Telangana Social Welfare Residential Educational Institutions Society (TGSWREIS) is an educational institution, which organizes about 1,000 Social Welfare Residential Schools in Telangana state by the Government of Telangana, India.

==History==
Telangana Social Welfare Residential Education Institution Society (TGSWREIS) residential schools and colleges which are started by THE SRI. N. T. RAMA RAO former Chief Minister of united Andhrapradesh Government in 1984 to provide quality education to poor Scheduled Caste, Scheduled Tribe, and Other Backward Caste students by establishing residential schools. At present there are 267 institutions with residential schools, junior and degree colleges with good infrastructure and focus on the all round development of students so that they can face the world with confidence. At present under the state bifurcation policy Andhra Pradesh Social welfare residential Educational Institutions Society has been divided into two separate institutions each in Telangana and Andhra Pradesh respectively. Dr. Repalle Shiva Praveen Kumar IPS was the Secretary of the Telangana Social Welfare Residential Institutions Society. Sri. Ronald Rose, IAS and Dr. E. Naveen Nicolas, IAS who is an alumni have worked as Secretary TSWREIS.

==Background==
India has undergone many social movements like civil rights, labour/trade movements, women's movement, human rights movement, dalit and tribal movements from last few centuries. Many of them are against the vulnerable social practices which are untouchability, discrimination based on caste, atrocities against the certain sections of dalit, tribal, backward and minority communities. One such community who has always been on the receiving end and have never got the opportunity to live a life of dignity is Dalit.
Pre-Independent India has seen great leaders like Mahatma Jyotirao Phule and Dr. B. R. Ambedkar who have given their life for empowerment and equality of Dalit community. Post independence, India has brought in various reforms and welfare programs but many of those are either in paper or at Idea stage.

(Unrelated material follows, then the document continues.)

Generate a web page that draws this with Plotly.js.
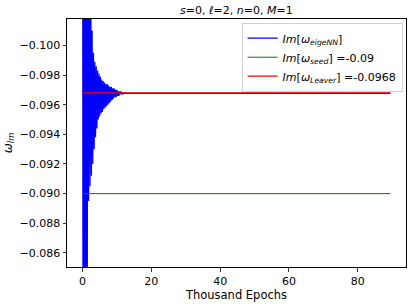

==Contribution of SR Sankaran==
One such leader who has brought a revolution and took drastic steps in formulating Pro-poor policies as a bureaucrat is S. R. Sankaran. Though he is born in an upper-class family but his exceptional work especially towards the Dalit and other marginalized community has been appreciated by all over India. He always believed injustice and stigma attached with Dalit can be removed by empowering them with education and creating employment opportunity. During his tenure as Secretary in Social Welfare Department he has brought in various reforms like protection of Dalits and Adivasis under the Prevention of Atrocities Act, improvement and expansion of reservation, poverty alleviation by assigning, distributing and creating employment opportunity for landless, integrated development under various government schemes, releasing bonded labour, conversion to other religion, women issues. In education sector he has brought in major reforms like setting up exclusive schools for Dalits, providing scholarships, developing hostels, colleges. All the untiring, sincere and dedicated work for the downtrodden has got him many awards and recognition but he will always be remembered as "People’s IAS Officer".